Drop the images; return everything else in the listing below exactly.

DATA PROVIDED:

● ● ● ● ● ● ●

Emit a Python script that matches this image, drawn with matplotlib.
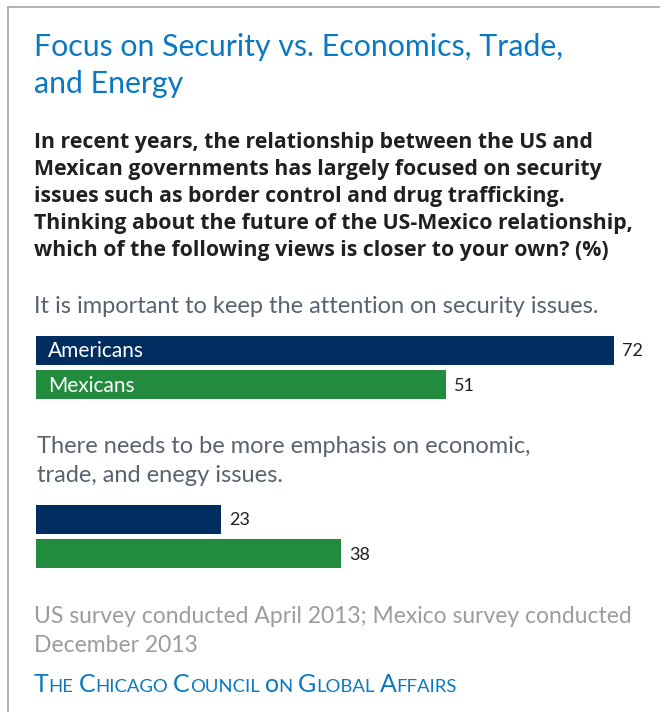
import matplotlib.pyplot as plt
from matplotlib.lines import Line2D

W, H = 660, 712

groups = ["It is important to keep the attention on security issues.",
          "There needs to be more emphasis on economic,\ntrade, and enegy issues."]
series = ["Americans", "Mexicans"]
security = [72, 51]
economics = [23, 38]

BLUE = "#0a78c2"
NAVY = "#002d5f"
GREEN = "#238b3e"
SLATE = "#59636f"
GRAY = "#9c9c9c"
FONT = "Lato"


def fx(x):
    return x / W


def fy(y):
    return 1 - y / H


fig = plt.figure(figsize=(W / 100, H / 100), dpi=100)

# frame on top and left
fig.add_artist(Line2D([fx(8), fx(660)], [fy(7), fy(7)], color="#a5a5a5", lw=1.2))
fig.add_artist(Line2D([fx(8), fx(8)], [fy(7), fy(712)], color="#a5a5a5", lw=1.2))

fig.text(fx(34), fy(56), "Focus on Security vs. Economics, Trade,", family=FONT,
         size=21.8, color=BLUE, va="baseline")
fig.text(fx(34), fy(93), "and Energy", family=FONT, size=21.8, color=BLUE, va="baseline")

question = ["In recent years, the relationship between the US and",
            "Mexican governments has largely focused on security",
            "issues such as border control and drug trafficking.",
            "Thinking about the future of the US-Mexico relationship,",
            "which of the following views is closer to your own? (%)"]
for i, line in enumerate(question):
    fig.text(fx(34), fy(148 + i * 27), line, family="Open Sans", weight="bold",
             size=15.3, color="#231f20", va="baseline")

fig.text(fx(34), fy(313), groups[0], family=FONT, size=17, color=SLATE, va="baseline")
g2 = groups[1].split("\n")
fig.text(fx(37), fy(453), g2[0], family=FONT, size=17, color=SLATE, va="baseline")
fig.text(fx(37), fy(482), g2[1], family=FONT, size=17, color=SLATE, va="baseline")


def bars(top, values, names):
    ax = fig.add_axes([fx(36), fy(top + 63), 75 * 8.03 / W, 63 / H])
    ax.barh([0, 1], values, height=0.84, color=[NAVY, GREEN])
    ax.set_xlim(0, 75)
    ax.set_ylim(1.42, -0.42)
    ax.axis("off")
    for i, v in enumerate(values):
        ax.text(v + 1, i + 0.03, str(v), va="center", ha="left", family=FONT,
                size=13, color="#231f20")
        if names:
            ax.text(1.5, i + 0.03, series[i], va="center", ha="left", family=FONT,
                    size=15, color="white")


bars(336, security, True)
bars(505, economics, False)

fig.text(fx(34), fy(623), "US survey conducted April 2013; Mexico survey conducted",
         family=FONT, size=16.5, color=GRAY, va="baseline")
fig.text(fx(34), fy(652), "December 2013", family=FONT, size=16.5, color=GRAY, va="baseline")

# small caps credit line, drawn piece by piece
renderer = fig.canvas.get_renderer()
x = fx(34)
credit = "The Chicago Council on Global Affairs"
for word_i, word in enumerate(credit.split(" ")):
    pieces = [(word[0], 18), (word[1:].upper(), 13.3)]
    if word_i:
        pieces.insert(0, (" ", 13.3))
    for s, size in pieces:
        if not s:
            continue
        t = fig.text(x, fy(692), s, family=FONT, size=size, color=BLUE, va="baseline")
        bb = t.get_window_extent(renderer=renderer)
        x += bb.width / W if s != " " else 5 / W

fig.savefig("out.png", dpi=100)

● ● ● ● ● ● ●

SOLUTION TO THIS TASK:
Emit a Python script that matches this image, drawn with matplotlib.
import matplotlib.pyplot as plt
from matplotlib.lines import Line2D

W, H = 660, 712

groups = ["It is important to keep the attention on security issues.",
          "There needs to be more emphasis on economic,\ntrade, and enegy issues."]
series = ["Americans", "Mexicans"]
security = [72, 51]
economics = [23, 38]

BLUE = "#0a78c2"
NAVY = "#002d5f"
GREEN = "#238b3e"
SLATE = "#59636f"
GRAY = "#9c9c9c"
FONT = "Lato"


def fx(x):
    return x / W


def fy(y):
    return 1 - y / H


fig = plt.figure(figsize=(W / 100, H / 100), dpi=100)

# frame on top and left
fig.add_artist(Line2D([fx(8), fx(660)], [fy(7), fy(7)], color="#a5a5a5", lw=1.2))
fig.add_artist(Line2D([fx(8), fx(8)], [fy(7), fy(712)], color="#a5a5a5", lw=1.2))

fig.text(fx(34), fy(56), "Focus on Security vs. Economics, Trade,", family=FONT,
         size=21.8, color=BLUE, va="baseline")
fig.text(fx(34), fy(93), "and Energy", family=FONT, size=21.8, color=BLUE, va="baseline")

question = ["In recent years, the relationship between the US and",
            "Mexican governments has largely focused on security",
            "issues such as border control and drug trafficking.",
            "Thinking about the future of the US-Mexico relationship,",
            "which of the following views is closer to your own? (%)"]
for i, line in enumerate(question):
    fig.text(fx(34), fy(148 + i * 27), line, family="Open Sans", weight="bold",
             size=15.3, color="#231f20", va="baseline")

fig.text(fx(34), fy(313), groups[0], family=FONT, size=17, color=SLATE, va="baseline")
g2 = groups[1].split("\n")
fig.text(fx(37), fy(453), g2[0], family=FONT, size=17, color=SLATE, va="baseline")
fig.text(fx(37), fy(482), g2[1], family=FONT, size=17, color=SLATE, va="baseline")


def bars(top, values, names):
    ax = fig.add_axes([fx(36), fy(top + 63), 75 * 8.03 / W, 63 / H])
    ax.barh([0, 1], values, height=0.84, color=[NAVY, GREEN])
    ax.set_xlim(0, 75)
    ax.set_ylim(1.42, -0.42)
    ax.axis("off")
    for i, v in enumerate(values):
        ax.text(v + 1, i + 0.03, str(v), va="center", ha="left", family=FONT,
                size=13, color="#231f20")
        if names:
            ax.text(1.5, i + 0.03, series[i], va="center", ha="left", family=FONT,
                    size=15, color="white")


bars(336, security, True)
bars(505, economics, False)

fig.text(fx(34), fy(623), "US survey conducted April 2013; Mexico survey conducted",
         family=FONT, size=16.5, color=GRAY, va="baseline")
fig.text(fx(34), fy(652), "December 2013", family=FONT, size=16.5, color=GRAY, va="baseline")

# small caps credit line, drawn piece by piece
renderer = fig.canvas.get_renderer()
x = fx(34)
credit = "The Chicago Council on Global Affairs"
for word_i, word in enumerate(credit.split(" ")):
    pieces = [(word[0], 18), (word[1:].upper(), 13.3)]
    if word_i:
        pieces.insert(0, (" ", 13.3))
    for s, size in pieces:
        if not s:
            continue
        t = fig.text(x, fy(692), s, family=FONT, size=size, color=BLUE, va="baseline")
        bb = t.get_window_extent(renderer=renderer)
        x += bb.width / W if s != " " else 5 / W

fig.savefig("out.png", dpi=100)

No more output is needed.